(Reuters) -Bitcoin mining is quietly staging a comeback in China despite being banned four years ago, as individual and corporate miners exploit cheap electricity and a data center boom in some energy-rich provinces, according to miners and industry data.
China had been the world’s biggest crypto mining country until Beijing banned all cryptocurrency trading and mining in 2021, citing threats to the country’s financial stability and energy conservation.
After having seen its global bitcoin mining market share slump to zero as a result of the ban, China crept back to third place with a 14% share at the end of October, according to Hashrate Index, which tracks bitcoin mining activities.
The resurgence in bitcoin mining, which has also been corroborated by rig maker Canaan Inc’s fast-rebounding sales in China, could act as a demand and price support for the world’s largest cryptocurrency.
Wang, a private miner in Xinjiang, said he started mining late last year in the energy-abundant province. “A lot of energy cannot be transmitted out of Xinjiang, so you consume it in the form of crypto mining,” Wang said, asking to be identified by just his last name. “New mining projects are under construction. What I can say is that people mine where electricity is cheap.”
China’s state planning body, the National Development and Reform Commission, which issued the ban in 2021, and the Xinjiang government did not reply to faxed Reuters requests for comment.
MINING RESURGENCE Beijing’s crackdown on the sector in 2021 led to miners shutting down local operations and fleeing to overseas markets such as North America and Central Asia.
The rebound in bitcoin mining coincides with the digital asset hitting record highs in October on the back of U.S. President Donald Trump’s pro-crypto policies, and growing distrust toward the dollar, making crypto mining more rewarding. The cryptocurrency, however, is down roughly a third from its October peak as global risk appetite wanes.

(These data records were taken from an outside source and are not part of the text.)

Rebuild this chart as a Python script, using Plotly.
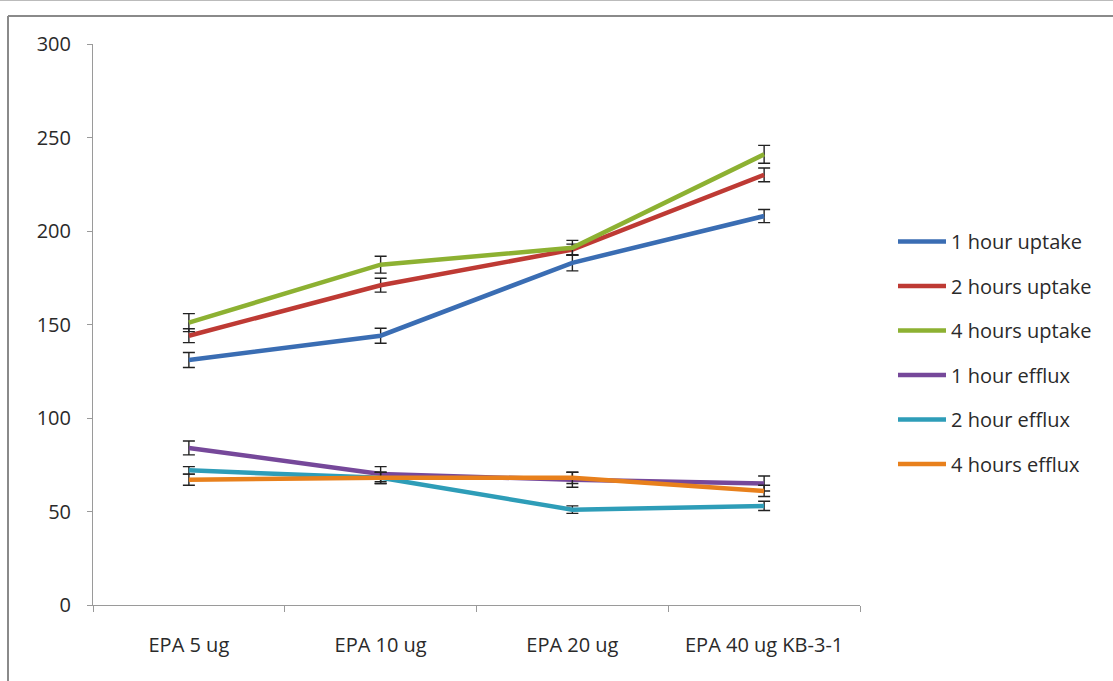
import plotly.graph_objects as go

categories = ["EPA 5 ug", "EPA 10 ug", "EPA 20 ug", "EPA 40 ug KB-3-1"]
series_names = ["1 hour uptake", "2 hours uptake", "4 hours uptake",
                "1 hour efflux", "2 hour efflux", "4 hours efflux"]
uptake_1h = [131, 144, 183, 208]
uptake_2h = [144, 171, 190, 230]
uptake_4h = [151, 182, 191, 241]
efflux_1h = [84, 70, 67, 65]
efflux_2h = [72, 68, 51, 53]
efflux_4h = [67, 68, 68, 61]
err_1h_up = [4, 4, 4.3, 3.5]
err_2h_up = [3.7, 3.7, 3, 3.7]
err_4h_up = [4.8, 4.5, 4, 4.8]
err_1h_ef = [3.7, 4, 4, 4]
err_2h_ef = [2, 3, 2, 2.5]
err_4h_ef = [3, 3, 3, 3]
y_ticks = [0, 50, 100, 150, 200, 250, 300]

values = [uptake_1h, uptake_2h, uptake_4h, efflux_1h, efflux_2h, efflux_4h]
errors = [err_1h_up, err_2h_up, err_4h_up, err_1h_ef, err_2h_ef, err_4h_ef]
colors = ["#3A6DB3", "#BE3A34", "#8DB132", "#76489A", "#2E9DB8", "#E8801C"]

W, H = 1113, 681
L, R, T, B = 93, 860, 44, 605

fig = go.Figure()
for i, (name, v, e, c) in enumerate(zip(series_names, values, errors, colors)):
    fig.add_trace(go.Scatter(
        x=categories, y=v, name=name, mode="lines", legendgroup=f"g{i}",
        line=dict(color=c, width=4.5),
        error_y=dict(type="data", array=e, visible=True, color="#222222",
                     thickness=1.4, width=6),
    ))

def px_x(p):
    return (p - L) / (R - L)

def px_y(p):
    return (B - p) / (B - T)

shapes = [
    dict(type="line", xref="paper", yref="paper", x0=px_x(0), x1=px_x(W),
         y0=px_y(0.5), y1=px_y(0.5), line=dict(color="#BBBBBB", width=1)),
    dict(type="line", xref="paper", yref="paper", x0=px_x(8), x1=px_x(W + 5),
         y0=px_y(16), y1=px_y(16), line=dict(color="#8A8A8A", width=2)),
    dict(type="line", xref="paper", yref="paper", x0=px_x(8), x1=px_x(8),
         y0=px_y(16), y1=px_y(H + 5), line=dict(color="#8A8A8A", width=2)),
]

fig.update_layout(
    width=W, height=H,
    margin=dict(l=L, r=W - R, t=T, b=H - B, autoexpand=False),
    paper_bgcolor="white", plot_bgcolor="white",
    font=dict(family="Open Sans, DejaVu Sans, sans-serif", size=20, color="#2A2A2A"),
    showlegend=True,
    legend=dict(xref="container", yref="container", x=893 / W, y=1 - 222 / H,
                xanchor="left", yanchor="top",
                font=dict(size=20, color="#2A2A2A"), tracegroupgap=15.5,
                itemwidth=48, bgcolor="rgba(0,0,0,0)"),
    shapes=shapes,
    xaxis=dict(range=[-0.5, 3.5], showline=True, linecolor="#9A9A9A", linewidth=1,
               ticks="outside", tickson="boundaries", ticklen=6, tickcolor="#9A9A9A",
               showgrid=False, zeroline=False, ticklabelstandoff=22,
               tickfont=dict(size=20, color="#2A2A2A")),
    yaxis=dict(range=[0, 300], tickvals=y_ticks, showline=True, linecolor="#9A9A9A",
               linewidth=1, ticks="outside", ticklen=5, tickcolor="#9A9A9A",
               showgrid=False, zeroline=False, ticklabelstandoff=12,
               tickfont=dict(size=20, color="#2A2A2A")),
)

fig.write_html("out.html", config={"displayModeBar": False},
               post_script="document.body.style.margin='0';")
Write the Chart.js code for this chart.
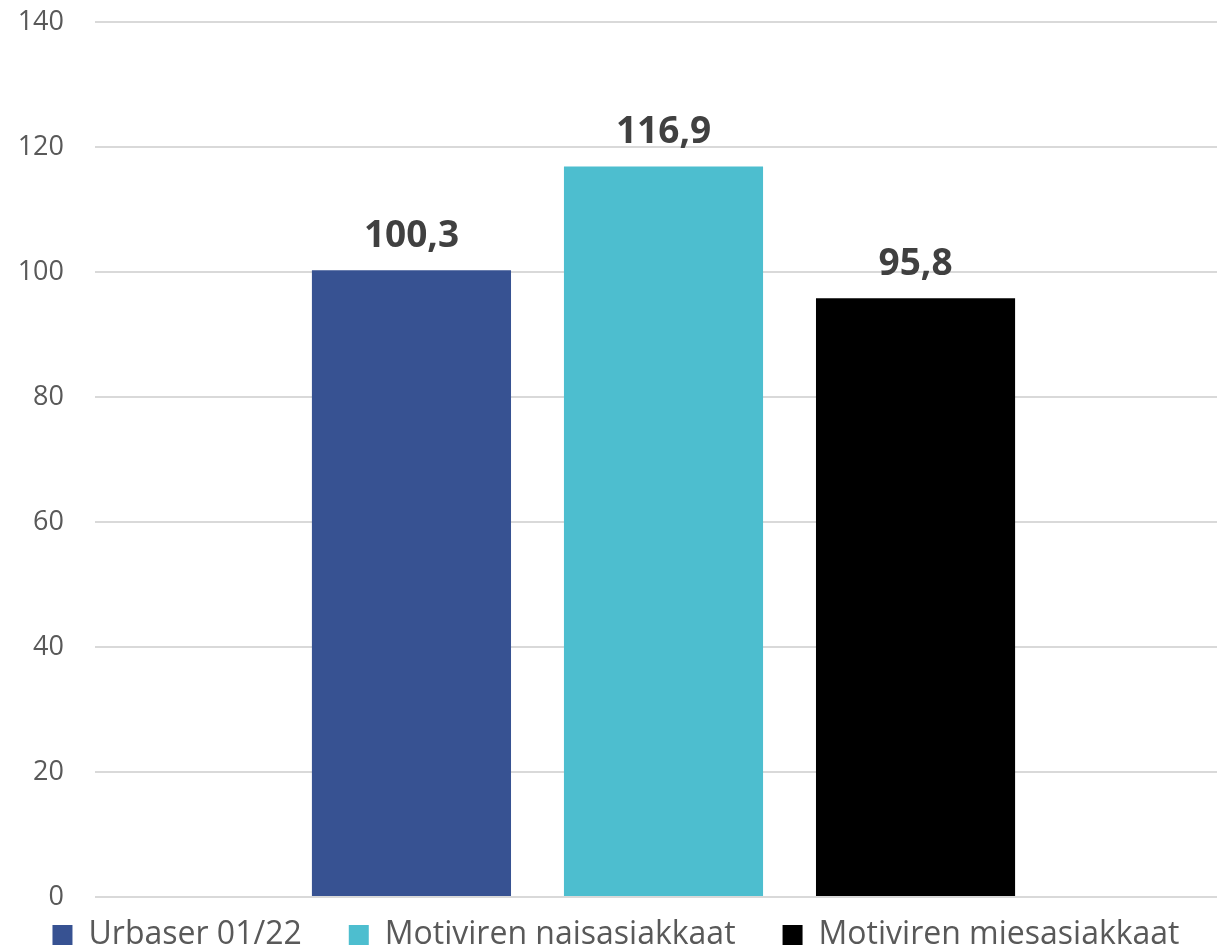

“Chinese policy flexibility emerges when economic incentives are strong in specific regions,” said Patrick Gruhn, CEO of Perpetuals.com, a provider of crypto market infrastructure. “The resurgence of mining activity in China is one of the most important signals the market has seen in years.” China has not officially relaxed bitcoin mining curbs, but “even hints of China’s policy easing could act as a tailwind for bitcoin’s narrative as a global, state-resilient asset,” he said, pointing to industry data signaling renewed activity. Bitcoin mining – the energy-intensive process of using specialised computers to solve complex puzzles to win bitcoins – is especially active in power-abundant hinterlands such as Xinjiang, according to miners and rig makers. Sichuan-based Duke Huang, who quit bitcoin mining a few years ago due to the Chinese regulatory ban, said some of his friends have come back to the business recently. “It’s a sensitive area … But people who get cheap electricity are still mining.” Besides higher bitcoin prices, a glut of electricity and computing power following over-investment in data centers by some cash-strapped Chinese local governments fuelled the rebound, said a source at a bitcoin mining rig maker, who did not want to be identified due to the sensitivity involved.